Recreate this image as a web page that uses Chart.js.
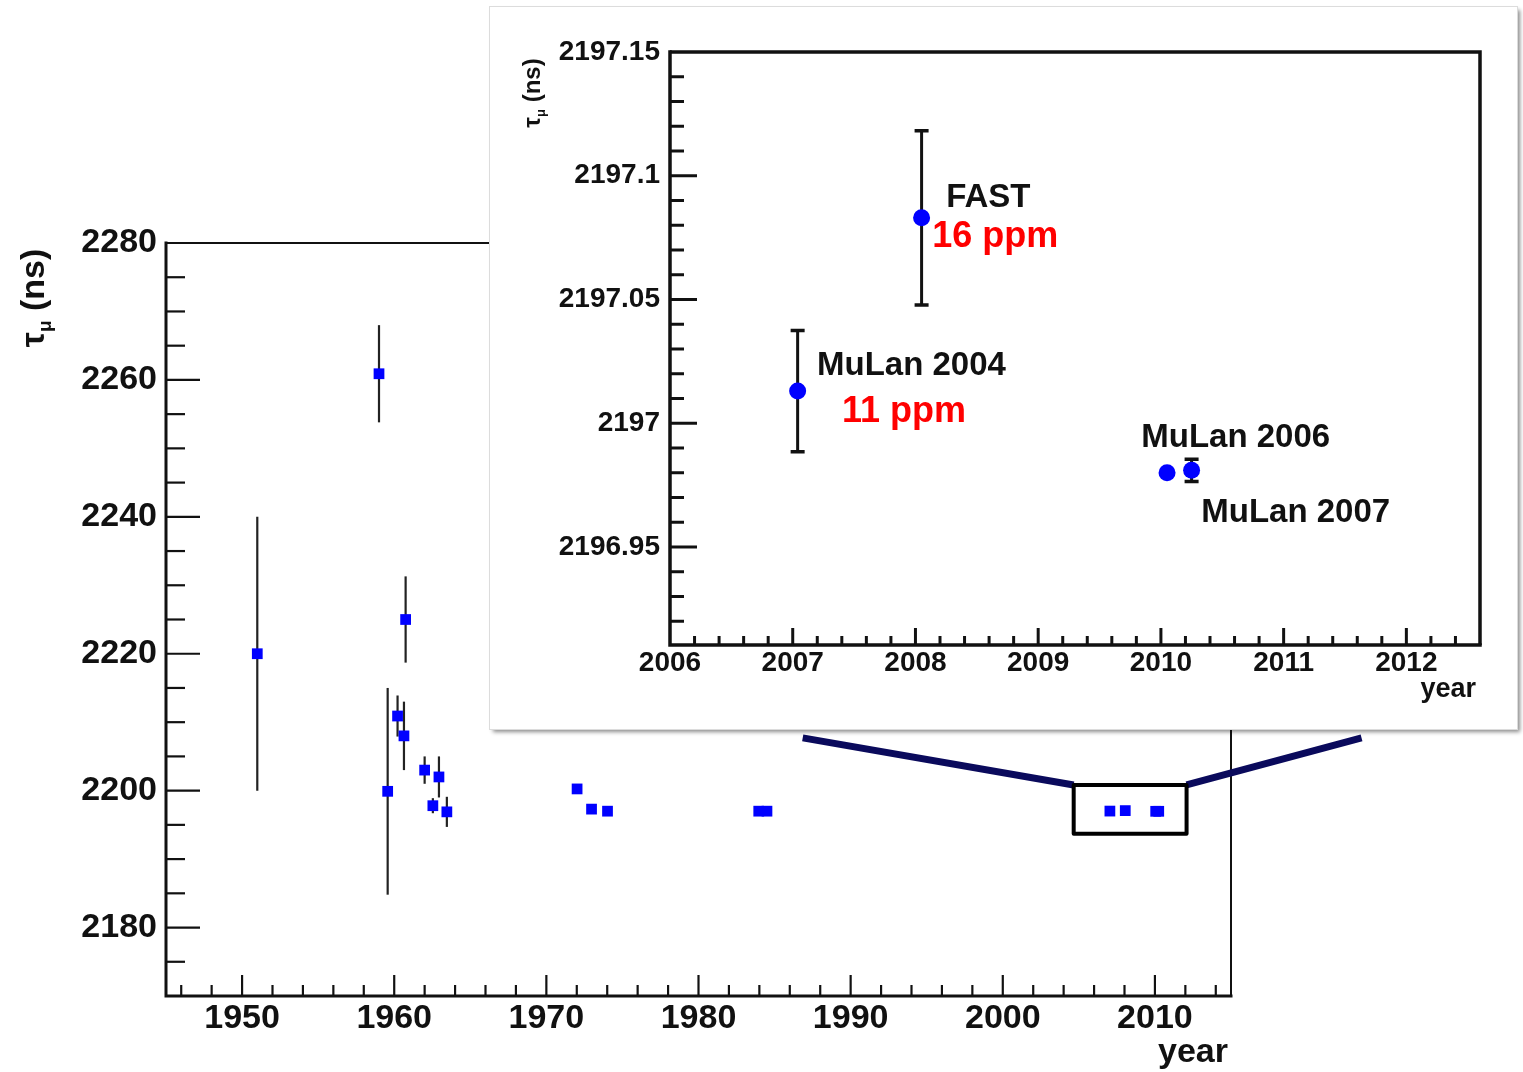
<!DOCTYPE html>
<html><head><meta charset="utf-8">
<script src="https://cdn.jsdelivr.net/npm/chart.js@4/dist/chart.umd.min.js"></script>
<style>
html,body{margin:0;padding:0;background:#fff;}
#wrap{position:relative;width:1523px;height:1072px;overflow:hidden;background:#fff;}
#main{position:absolute;left:0;top:0;}
#panel{position:absolute;left:490px;top:7px;width:1027px;height:722px;background:#fff;
  box-shadow:0 0 0 1px #dcdcdc, 3px 3px 4px rgba(0,0,0,0.45);}
#inset{position:absolute;left:0;top:0;}
</style></head>
<body>
<div id="wrap">
  <canvas id="main" width="1523" height="1072"></canvas>
  <div id="panel"><canvas id="inset" width="1027" height="722"></canvas></div>
</div>
<script>
const FONT = "'Liberation Sans', Arial, Helvetica, sans-serif";

// ---------- main chart data ----------
const mainYears = [1951.0, 1959.0, 1959.57, 1960.22, 1960.64, 1960.75, 1962.0, 1962.54, 1962.94, 1963.46,
                   1972.02, 1972.97, 1974.02, 1983.96, 1984.5, 2007.04, 2008.05, 2010.05, 2010.25];
const mainTau   = [2220.0, 2260.9, 2199.9, 2210.9, 2208.0, 2225.0, 2203.0, 2197.8, 2202.0, 2196.9,
                   2200.25, 2197.3, 2197.0, 2197.0, 2197.0, 2197.013, 2197.083, 2196.980, 2196.981];
const mainErr   = [20, 7.1, 15.1, 3, 5, 6.3, 2, 1.1, 3, 2.2,
                   0, 0, 0, 0, 0, 0.024, 0.035, 0, 0.0045];
const mainXRange = [1945, 2015];
const mainYRange = [2170, 2280];
const mainXMajor = [1950, 1960, 1970, 1980, 1990, 2000, 2010];
const mainXMinorStep = 2;
const mainYMajor = [2180, 2200, 2220, 2240, 2260, 2280];
const mainYMinorStep = 5;
const zoomBoxX = [2004.66, 2012.08];
const zoomBoxY = [2193.7, 2200.83];
const connectorEnds = [[1986.85, 2207.7], [2023.58, 2207.7]];

// ---------- inset chart data ----------
const insetYears = [2007.04, 2008.05, 2010.05, 2010.25];
const insetTau   = [2197.013, 2197.083, 2196.980, 2196.981];
const insetErr   = [0.0245, 0.0352, 0, 0.0045];
const insetXRange = [2006, 2012.6];
const insetYRange = [2196.9104, 2197.15];
const insetXMajor = [2006, 2007, 2008, 2009, 2010, 2011, 2012];
const insetXMinorStep = 0.2;
const insetYMajor = [2196.95, 2197, 2197.05, 2197.1, 2197.15];
const insetYLabels = ['2196.95', '2197', '2197.05', '2197.1', '2197.15'];
const insetYMinorStep = 0.01;
const noteTexts  = ['FAST', '16 ppm', 'MuLan 2004', '11 ppm', 'MuLan 2006', 'MuLan 2007'];
const noteX      = [2008.25, 2008.136, 2007.198, 2007.402, 2009.84, 2010.329];
const noteY      = [2197.0874, 2197.0712, 2197.0195, 2197.0006, 2196.9905, 2196.9602];
const noteColors = ['#111', '#ff0000', '#111', '#ff0000', '#111', '#111'];
const noteSizes  = [33, 36, 33, 36, 33, 33];

function stepValues(min, max, step) {
  const out = [];
  const i0 = Math.ceil(min / step - 1e-6), i1 = Math.floor(max / step + 1e-6);
  for (let i = i0; i <= i1; i++) {
    const v = +(i * step).toFixed(6);
    if (v > min + step * 0.01 && v < max - step * 0.01) out.push(v);
  }
  return out;
}

function drawRotTitle(ctx, cx, cy, size) {
  ctx.save();
  ctx.translate(cx, cy);
  ctx.rotate(-Math.PI / 2);
  ctx.fillStyle = '#111';
  ctx.textBaseline = 'alphabetic';
  ctx.textAlign = 'left';
  const f1 = 'bold ' + size + 'px ' + FONT;
  const f2 = 'bold ' + Math.round(size * 0.55) + 'px ' + FONT;
  ctx.font = f1; const wT = ctx.measureText('τ').width; const wN = ctx.measureText(' (ns)').width;
  ctx.font = f2; const wM = ctx.measureText('μ').width;
  let x = -(wT + wM + wN) / 2;
  ctx.font = f1; ctx.fillText('τ', x, 0); x += wT;
  ctx.font = f2; ctx.fillText('μ', x, size * 0.22); x += wM;
  ctx.font = f1; ctx.fillText(' (ns)', x, 0);
  ctx.restore();
}

function axesPlugin(cfg) {
  return {
    id: 'rootAxes',
    beforeDatasetsDraw(chart) {
      const {ctx, chartArea: a, scales: {x, y}} = chart;
      ctx.save();
      ctx.strokeStyle = '#111';
      ctx.lineCap = 'butt';
      ctx.lineWidth = cfg.tickWidth;
      const xMinor = stepValues(x.min, x.max, cfg.xMinorStep);
      const yMinor = stepValues(y.min, y.max, cfg.yMinorStep);
      xMinor.forEach(v => {
        const major = cfg.xMajor.some(m => Math.abs(m - v) < 1e-6);
        const px = x.getPixelForValue(v);
        ctx.beginPath(); ctx.moveTo(px, a.bottom); ctx.lineTo(px, a.bottom - (major ? cfg.xMajorLen : cfg.xMinorLen)); ctx.stroke();
      });
      yMinor.forEach(v => {
        const major = cfg.yMajor.some(m => Math.abs(m - v) < 1e-6);
        const py = y.getPixelForValue(v);
        ctx.beginPath(); ctx.moveTo(a.left, py); ctx.lineTo(a.left + (major ? cfg.yMajorLen : cfg.yMinorLen), py); ctx.stroke();
      });
      ctx.lineWidth = cfg.frameThin;
      ctx.beginPath(); ctx.moveTo(a.left, a.top); ctx.lineTo(a.right, a.top); ctx.lineTo(a.right, a.bottom); ctx.stroke();
      ctx.lineWidth = cfg.frameThick;
      ctx.lineCap = 'square';
      ctx.beginPath(); ctx.moveTo(a.left, a.top); ctx.lineTo(a.left, a.bottom); ctx.lineTo(a.right, a.bottom); ctx.stroke();
      const ds = chart.data.datasets[0];
      ctx.strokeStyle = cfg.errColor;
      ctx.lineWidth = cfg.errWidth;
      ctx.lineCap = 'butt';
      ds.data.forEach((p, i) => {
        const e = ds.errors[i];
        if (!e) return;
        const px = x.getPixelForValue(p.x);
        const y1 = y.getPixelForValue(p.y + e), y2 = y.getPixelForValue(p.y - e);
        ctx.beginPath(); ctx.moveTo(px, y1); ctx.lineTo(px, y2); ctx.stroke();
        if (cfg.capHalf) {
          ctx.lineWidth = cfg.capWidth;
          ctx.beginPath();
          ctx.moveTo(px - cfg.capHalf, y1); ctx.lineTo(px + cfg.capHalf, y1);
          ctx.moveTo(px - cfg.capHalf, y2); ctx.lineTo(px + cfg.capHalf, y2);
          ctx.stroke();
          ctx.lineWidth = cfg.errWidth;
        }
      });
      ctx.restore();
    },
    afterDatasetsDraw(chart) {
      const {ctx, chartArea: a} = chart;
      ctx.save();
      ctx.fillStyle = '#111';
      ctx.font = 'bold ' + cfg.yearSize + 'px ' + FONT;
      ctx.textAlign = 'right'; ctx.textBaseline = 'alphabetic';
      ctx.fillText('year', a.right + cfg.yearDx, a.bottom + cfg.yearDy);
      drawRotTitle(ctx, cfg.titleX, cfg.titleY, cfg.titleSize);
      if (cfg.extra) cfg.extra(chart);
      ctx.restore();
    }
  };
}

function baseOptions(o) {
  return {
    responsive: false, animation: false, events: [],
    layout: {padding: o.padding},
    plugins: {legend: {display: false}, tooltip: {enabled: false}},
    scales: {
      x: {
        type: 'linear', min: o.xRange[0], max: o.xRange[1],
        grid: {display: false, drawTicks: false}, border: {display: false},
        afterBuildTicks: s => { s.ticks = o.xMajor.map(v => ({value: v})); },
        afterFit: s => { s.height = o.xHeight; },
        ticks: {callback: v => String(v), autoSkip: false, maxRotation: 0, minRotation: 0,
                font: {family: FONT, size: o.tickSize, weight: 'bold'}, color: '#111', padding: o.xPad}
      },
      y: {
        type: 'linear', min: o.yRange[0], max: o.yRange[1],
        grid: {display: false, drawTicks: false}, border: {display: false},
        afterBuildTicks: s => { s.ticks = o.yMajor.map(v => ({value: v})); },
        afterFit: s => { s.width = o.yWidth; },
        ticks: {callback: o.yLabel, autoSkip: false,
                font: {family: FONT, size: o.tickSize, weight: 'bold'}, color: '#111', padding: o.yPad}
      }
    }
  };
}

// ---------- main chart ----------
new Chart(document.getElementById('main'), {
  type: 'scatter',
  data: {datasets: [{
    data: mainYears.map((v, i) => ({x: v, y: mainTau[i]})),
    errors: mainErr,
    pointStyle: 'rect', pointRadius: 7.6, backgroundColor: '#0000ff', borderColor: '#0000ff', borderWidth: 0
  }]},
  options: baseOptions({
    padding: {top: 243, right: 292, left: 0, bottom: 0},
    xRange: mainXRange, yRange: mainYRange, xMajor: mainXMajor, yMajor: mainYMajor,
    xHeight: 76, yWidth: 166, tickSize: 34, xPad: 2, yPad: 9,
    yLabel: v => String(v)
  }),
  plugins: [axesPlugin({
    xMinorStep: mainXMinorStep, yMinorStep: mainYMinorStep, xMajor: mainXMajor, yMajor: mainYMajor,
    xMajorLen: 21, xMinorLen: 11, yMajorLen: 34, yMinorLen: 19, tickWidth: 2.2,
    frameThin: 2, frameThick: 3, errColor: '#222', errWidth: 2.2, capHalf: 0, capWidth: 2,
    yearSize: 34, yearDx: -3, yearDy: 66, titleX: 44, titleY: 298, titleSize: 34,
    extra: chart => {
      const {ctx, scales: {x, y}} = chart;
      const bx1 = x.getPixelForValue(zoomBoxX[0]), bx2 = x.getPixelForValue(zoomBoxX[1]);
      const by1 = y.getPixelForValue(zoomBoxY[1]), by2 = y.getPixelForValue(zoomBoxY[0]);
      ctx.strokeStyle = '#0a0a5c'; ctx.lineWidth = 7; ctx.lineCap = 'butt';
      ctx.beginPath();
      ctx.moveTo(x.getPixelForValue(connectorEnds[0][0]), y.getPixelForValue(connectorEnds[0][1])); ctx.lineTo(bx1, by1);
      ctx.moveTo(bx2, by1); ctx.lineTo(x.getPixelForValue(connectorEnds[1][0]), y.getPixelForValue(connectorEnds[1][1]));
      ctx.stroke();
      ctx.strokeStyle = '#000'; ctx.lineWidth = 4; ctx.lineJoin = 'round';
      ctx.strokeRect(bx1, by1, bx2 - bx1, by2 - by1);
    }
  })]
});

// ---------- inset chart ----------
new Chart(document.getElementById('inset'), {
  type: 'scatter',
  data: {datasets: [{
    data: insetYears.map((v, i) => ({x: v, y: insetTau[i]})),
    errors: insetErr,
    pointStyle: 'circle', pointRadius: 8.5, backgroundColor: '#0000ff', borderColor: '#0000ff', borderWidth: 0
  }]},
  options: baseOptions({
    padding: {top: 45, right: 37, left: 0, bottom: 0},
    xRange: insetXRange, yRange: insetYRange, xMajor: insetXMajor, yMajor: insetYMajor,
    xHeight: 84, yWidth: 180, tickSize: 28, xPad: 1, yPad: 10,
    yLabel: (v, i) => insetYLabels[i]
  }),
  plugins: [axesPlugin({
    xMinorStep: insetXMinorStep, yMinorStep: insetYMinorStep, xMajor: insetXMajor, yMajor: insetYMajor,
    xMajorLen: 17, xMinorLen: 9, yMajorLen: 27, yMinorLen: 14, tickWidth: 3,
    frameThin: 3.5, frameThick: 3.5, errColor: '#111', errWidth: 3, capHalf: 7, capWidth: 3.5,
    yearSize: 27, yearDx: -4, yearDy: 52, titleX: 50, titleY: 86, titleSize: 24,
    extra: chart => {
      const {ctx, scales: {x, y}} = chart;
      ctx.textAlign = 'left'; ctx.textBaseline = 'alphabetic';
      noteTexts.forEach((t, i) => {
        ctx.font = 'bold ' + noteSizes[i] + 'px ' + FONT;
        ctx.fillStyle = noteColors[i];
        ctx.fillText(t, x.getPixelForValue(noteX[i]), y.getPixelForValue(noteY[i]));
      });
    }
  })]
});
</script>
</body></html>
# # # # # # #
TASK: Omitting all pictures, restate exactly the lines of the material from its start through the line that contains "const connectorEnds = [[1986.85, 2207.7], [2023.58, 2207.7]];".

ANSWER:
Recreate this image as a web page that uses Chart.js.
<!DOCTYPE html>
<html><head><meta charset="utf-8">
<script src="https://cdn.jsdelivr.net/npm/chart.js@4/dist/chart.umd.min.js"></script>
<style>
html,body{margin:0;padding:0;background:#fff;}
#wrap{position:relative;width:1523px;height:1072px;overflow:hidden;background:#fff;}
#main{position:absolute;left:0;top:0;}
#panel{position:absolute;left:490px;top:7px;width:1027px;height:722px;background:#fff;
  box-shadow:0 0 0 1px #dcdcdc, 3px 3px 4px rgba(0,0,0,0.45);}
#inset{position:absolute;left:0;top:0;}
</style></head>
<body>
<div id="wrap">
  <canvas id="main" width="1523" height="1072"></canvas>
  <div id="panel"><canvas id="inset" width="1027" height="722"></canvas></div>
</div>
<script>
const FONT = "'Liberation Sans', Arial, Helvetica, sans-serif";

// ---------- main chart data ----------
const mainYears = [1951.0, 1959.0, 1959.57, 1960.22, 1960.64, 1960.75, 1962.0, 1962.54, 1962.94, 1963.46,
                   1972.02, 1972.97, 1974.02, 1983.96, 1984.5, 2007.04, 2008.05, 2010.05, 2010.25];
const mainTau   = [2220.0, 2260.9, 2199.9, 2210.9, 2208.0, 2225.0, 2203.0, 2197.8, 2202.0, 2196.9,
                   2200.25, 2197.3, 2197.0, 2197.0, 2197.0, 2197.013, 2197.083, 2196.980, 2196.981];
const mainErr   = [20, 7.1, 15.1, 3, 5, 6.3, 2, 1.1, 3, 2.2,
                   0, 0, 0, 0, 0, 0.024, 0.035, 0, 0.0045];
const mainXRange = [1945, 2015];
const mainYRange = [2170, 2280];
const mainXMajor = [1950, 1960, 1970, 1980, 1990, 2000, 2010];
const mainXMinorStep = 2;
const mainYMajor = [2180, 2200, 2220, 2240, 2260, 2280];
const mainYMinorStep = 5;
const zoomBoxX = [2004.66, 2012.08];
const zoomBoxY = [2193.7, 2200.83];
const connectorEnds = [[1986.85, 2207.7], [2023.58, 2207.7]];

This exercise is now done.